Soldan sağa: Necati Karakaya, Orhan Ayhan ve Halit Kıvanç. Üç mükemmel adam. Merhum Necati Karakaya’yı rahmetle yad eder diğer iki abime sağlıkla ve mutlulukla uzun ömürler dilerim.
Sabah sabah Sacit Efendi bu üç önemli spor adamını niye paylaştı diye merak edenleriniz olmuştur hemen açıklayayım: İlk futbol maçını 1962 yılında radyodan Necati Karakaya’nın sesinden (G.Saray-Beşiktaş) dinlemiş ve daha sonraki yıllarda bu üç mükemmel kişiyi tanıma şerefine nail olmuş ve birebir sohbet etmenin mutluluğunu yaşamış biriyim.
Son bir hafta içinde görsel medyada veya yazılı basında mesleğiniz nedir diye sorduklarında “gazeteci ve spor yorumcusuyum” diye cevap veren 4-5 tane sokak adamı, hatta Beyoğlu Küçük Parmak Kapı sokağındaki Koltuk meyhane sahibi veya Türkçe'yi unutmuş Sıraselviler’in arka sokaklarında “fıldır fış” otel sahibi dümbüklerin konuştuğu lisanı kendine şiar edinmiş güya “spor yorumcuları"nın birbirleri hakkındaki görüşlerini okudum ve kendi kendime sordum: Bir ülkede A’dan Z’ye her şey nasıl böyle tepetaklak hale gelebilir diye?
Ama hemen buldum cevabını… Tüpçüden, müteahhitten Federasyon Başkanı, otobüsçüden kulüp başkanı, güreşçiden bankacı, hayvanat bahçesi müdüründen bilim adamı, Tahtakale tacirinden ekonomist olursa yukarıda tarif ettiklerimden de böyle “yorumcu” olur!

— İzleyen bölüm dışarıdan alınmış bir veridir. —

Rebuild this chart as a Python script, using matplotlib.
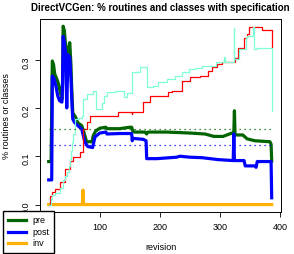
import matplotlib
matplotlib.use("Agg")
import matplotlib.pyplot as plt

plt.rcParams['font.family'] = ['Liberation Sans', 'DejaVu Sans']

# values (revision, share)
pre_rev = [15, 19, 20, 21, 23, 25, 30, 33, 37, 38, 39, 41, 43, 45, 47, 50, 52, 53, 55, 60,
           63, 70, 73, 78, 87, 89, 93, 100, 110, 112, 133, 150, 153, 155, 158, 175, 178,
           180, 212, 250, 275, 290, 305, 320, 323, 324, 325, 338, 345, 358, 383, 385, 386]
pre_val = [.089, .089, .20, .297, .29, .27, .255, .24, .218, .25, .369, .36, .33, .26, .32,
           .335, .29, .25, .19, .18, .17, .163, .152, .13, .13, .142, .152, .158, .16, .157,
           .157, .16, .16, .152, .15, .15, .146, .15, .15, .148, .146, .141, .141, .148,
           .148, .194, .144, .144, .136, .132, .13, .125, .09]

post_rev = [15, 20, 21, 24, 27, 30, 33, 37, 38, 39, 41, 43, 45, 47, 50, 52, 54, 55, 58, 62,
            70, 75, 80, 88, 92, 100, 110, 112, 133, 153, 154, 155, 172, 177, 178, 195, 228,
            233, 250, 270, 297, 322, 323, 324, 340, 342, 358, 360, 362, 385, 386]
post_val = [.051, .051, .266, .26, .245, .225, .215, .212, .25, .348, .335, .315, .2, .31,
            .305, .26, .2, .177, .17, .165, .156, .13, .12, .118, .14, .148, .15, .146, .147,
            .147, .132, .137, .135, .132, .095, .095, .098, .1, .098, .097, .093, .091, .146,
            .091, .091, .08, .08, .077, .089, .089, .014]

inv_rev = [15, 71, 72, 73, 386]
inv_val = [0, 0, .03, 0, 0]

red_rev = [15, 17, 20, 25, 33, 42, 50, 55, 67, 72, 78, 83, 130, 153, 154, 172, 183, 213,
           220, 237, 250, 267, 280, 287, 295, 303, 325, 330, 340, 345, 348, 370, 386]
red_val = [0, .018, .027, .033, .047, .074, .091, .099, .109, .156, .17, .183, .191, .187,
           .191, .212, .224, .232, .235, .255, .263, .266, .276, .284, .29, .296, .304, .325,
           .345, .352, .368, .362, .327]

aqua_rev = [15, 18, 20, 25, 33, 38, 42, 45, 48, 50, 52, 54, 56, 58, 65, 70, 72, 78, 88, 93,
            103, 107, 112, 125, 140, 145, 153, 167, 178, 188, 197, 212, 225, 237, 248, 258,
            270, 293, 307, 308, 323, 324, 331, 343, 345, 355, 357, 362, 386]
aqua_val = [0, .012, .02, .023, .035, .05, .06, .068, .08, .095, .11, .13, .146, .177, .18,
            .183, .218, .228, .235, .198, .21, .224, .232, .235, .222, .23, .274, .284, .243,
            .245, .253, .259, .266, .274, .28, .282, .286, .294, .306, .296, .366, .302, .321,
            .345, .348, .368, .321, .325, .193]

pre_mean = 0.157
post_mean = 0.123

fig = plt.figure(figsize=(2.94, 2.54), dpi=100)
ax = fig.add_axes([40 / 294, 42.3 / 254, 241 / 294, 192.7 / 254])

ax.plot(pre_rev, pre_val, color='#006400', lw=2.3, label='pre')
ax.plot(post_rev, post_val, color='#0000FF', lw=2.3, label='post')
ax.plot(inv_rev, inv_val, color='#FFB000', lw=2.3, label='inv')
ax.plot(red_rev, red_val, color='#FF0000', lw=0.9, drawstyle='steps-post')
ax.plot(aqua_rev, aqua_val, color='#7FFFD4', lw=0.9, drawstyle='steps-post')
ax.hlines(pre_mean, 15, 386, colors='#006400', linestyles=(0, (1, 3)), lw=0.9)
ax.hlines(post_mean, 15, 386, colors='#0000FF', linestyles=(0, (1, 3)), lw=0.9)

ax.set_xlim(0.5, 401.5)
ax.set_ylim(-0.0148, 0.384)
ax.set_xticks([100, 200, 300, 400])
ax.set_yticks([0.0, 0.1, 0.2, 0.3])
ax.set_yticklabels(['0.0', '0.1', '0.2', '0.3'])
ax.tick_params(labelsize=6.5, length=3.6, width=0.6, pad=3)
ax.tick_params(axis='x', pad=4.5)
ax.tick_params(axis='y', labelrotation=90)
for s in ax.spines.values():
    s.set_linewidth(0.7)

ax.set_title('DirectVCGen: % routines and classes with specification',
             fontsize=7, fontweight='bold', pad=6)
fig.text(0.5 * (40 + 281) / 294, (254 - 248) / 254, 'revision', fontsize=6.5,
         ha='center', va='center')
fig.text(7 / 294, 1 - 116 / 254, '% routines or classes', fontsize=6.5,
         rotation=90, ha='center', va='center')

ax.legend(loc='upper left', bbox_to_anchor=(3 / 294, 1 - 211 / 254),
          bbox_transform=fig.transFigure, fontsize=6.5, frameon=True, fancybox=False,
          edgecolor='black', framealpha=1, borderaxespad=0, handlelength=2.0,
          handletextpad=0.7, labelspacing=0.3, borderpad=0.55)

fig.savefig('out.png', dpi=100)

EEEE… Orhan Şeref Apaklardan, Hakkı Yetenlerden, Gündüz Kılıçlardan, Ulvi Yenallardan, Can Bartulardan, Turgan Ecelerden, Bülent-Reha Ekenlerden, Lefter’den, Metin’den, Turgay’dan, Suat’tan, Güven’den, Necati Karakaya’dan, Orhan Ayhan’dan, Halit Kıvanç’tan bugünlere… Ve mesleğini yalakalık, yavşaklık, yalancılık ve küstahlık üzerine inşa etmiş soytarılara gelmek gerçekten kolay değildi ama böylesi rezil ve acınası duruma el birliği ile muvaffak olduk şimdi herkes kendini tebrik etsin.